• **What to work on**: Exclude the pictures and return every line exactly as written.
--------
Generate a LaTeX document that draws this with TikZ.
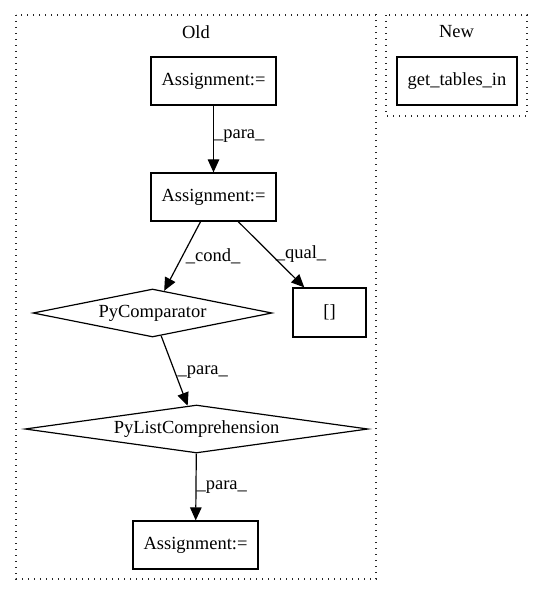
\documentclass[tikz,border=0pt]{standalone}
\usepackage{fontspec}
\setmainfont{Liberation Serif}
\usetikzlibrary{shapes.geometric,arrows.meta}
\begin{document}
\begin{tikzpicture}[x=1pt,y=-1pt,
  every node/.style={font=\fontsize{18.5}{22}\selectfont},
  box/.style={draw,line width=1.2pt,rectangle,minimum width=125pt,minimum height=48pt,inner sep=0pt},
  dia/.style={draw,line width=1.2pt,diamond,inner sep=0pt,minimum height=48pt},
  edge/.style={line width=1.2pt,-{Triangle[length=13pt,width=11.5pt]}},
  lab/.style={inner sep=0pt,anchor=west},
  cluster/.style={line width=1.2pt,dash pattern=on 1.3pt off 4.7pt,gray!30!black}]
\useasboundingbox (0,0) rectangle (544,596);
\draw[cluster] (16,15) rectangle (376,579);
\draw[cluster] (386,15) rectangle (527,116);
\node (old) at (196,32) {Old};
\node (new) at (456.5,32) {New};
\node[box] (a1) at (213.5,81) {Assignment:=};
\node[box] (a2) at (213.5,197) {Assignment:=};
\node[dia,minimum width=239pt,shape aspect=5] (pc) at (152.5,313) {PyComparator};
\node[box,minimum width=73pt,minimum height=49pt] (br) at (329.5,312.5) {[]};
\node[dia,minimum width=343pt,shape aspect=7.1] (plc) at (196.5,429) {PyListComprehension};
\node[box] (a3) at (195.5,545) {Assignment:=};
\node[box,minimum width=120pt] (gt) at (457,81) {get\_tables\_in};
\draw[edge] (a1) -- node[lab,pos=0.45] {\_para\_} (a2);
\draw[edge] (a2) -- node[lab,pos=0.5,xshift=3pt] {\_cond\_} (pc);
\draw[edge] (a2) -- node[lab,pos=0.5,xshift=4pt] {\_qual\_} (br);
\draw[edge] (pc) -- node[lab,pos=0.52,xshift=2pt] {\_para\_} (plc);
\draw[edge] (plc) -- node[lab] {\_para\_} (a3);
\end{tikzpicture}
\end{document}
--------
• **Answer to the problem**:
Generate a LaTeX document that draws this with TikZ.
\documentclass[tikz,border=0pt]{standalone}
\usepackage{fontspec}
\setmainfont{Liberation Serif}
\usetikzlibrary{shapes.geometric,arrows.meta}
\begin{document}
\begin{tikzpicture}[x=1pt,y=-1pt,
  every node/.style={font=\fontsize{18.5}{22}\selectfont},
  box/.style={draw,line width=1.2pt,rectangle,minimum width=125pt,minimum height=48pt,inner sep=0pt},
  dia/.style={draw,line width=1.2pt,diamond,inner sep=0pt,minimum height=48pt},
  edge/.style={line width=1.2pt,-{Triangle[length=13pt,width=11.5pt]}},
  lab/.style={inner sep=0pt,anchor=west},
  cluster/.style={line width=1.2pt,dash pattern=on 1.3pt off 4.7pt,gray!30!black}]
\useasboundingbox (0,0) rectangle (544,596);
\draw[cluster] (16,15) rectangle (376,579);
\draw[cluster] (386,15) rectangle (527,116);
\node (old) at (196,32) {Old};
\node (new) at (456.5,32) {New};
\node[box] (a1) at (213.5,81) {Assignment:=};
\node[box] (a2) at (213.5,197) {Assignment:=};
\node[dia,minimum width=239pt,shape aspect=5] (pc) at (152.5,313) {PyComparator};
\node[box,minimum width=73pt,minimum height=49pt] (br) at (329.5,312.5) {[]};
\node[dia,minimum width=343pt,shape aspect=7.1] (plc) at (196.5,429) {PyListComprehension};
\node[box] (a3) at (195.5,545) {Assignment:=};
\node[box,minimum width=120pt] (gt) at (457,81) {get\_tables\_in};
\draw[edge] (a1) -- node[lab,pos=0.45] {\_para\_} (a2);
\draw[edge] (a2) -- node[lab,pos=0.5,xshift=3pt] {\_cond\_} (pc);
\draw[edge] (a2) -- node[lab,pos=0.5,xshift=4pt] {\_qual\_} (br);
\draw[edge] (pc) -- node[lab,pos=0.52,xshift=2pt] {\_para\_} (plc);
\draw[edge] (plc) -- node[lab] {\_para\_} (a3);
\end{tikzpicture}
\end{document}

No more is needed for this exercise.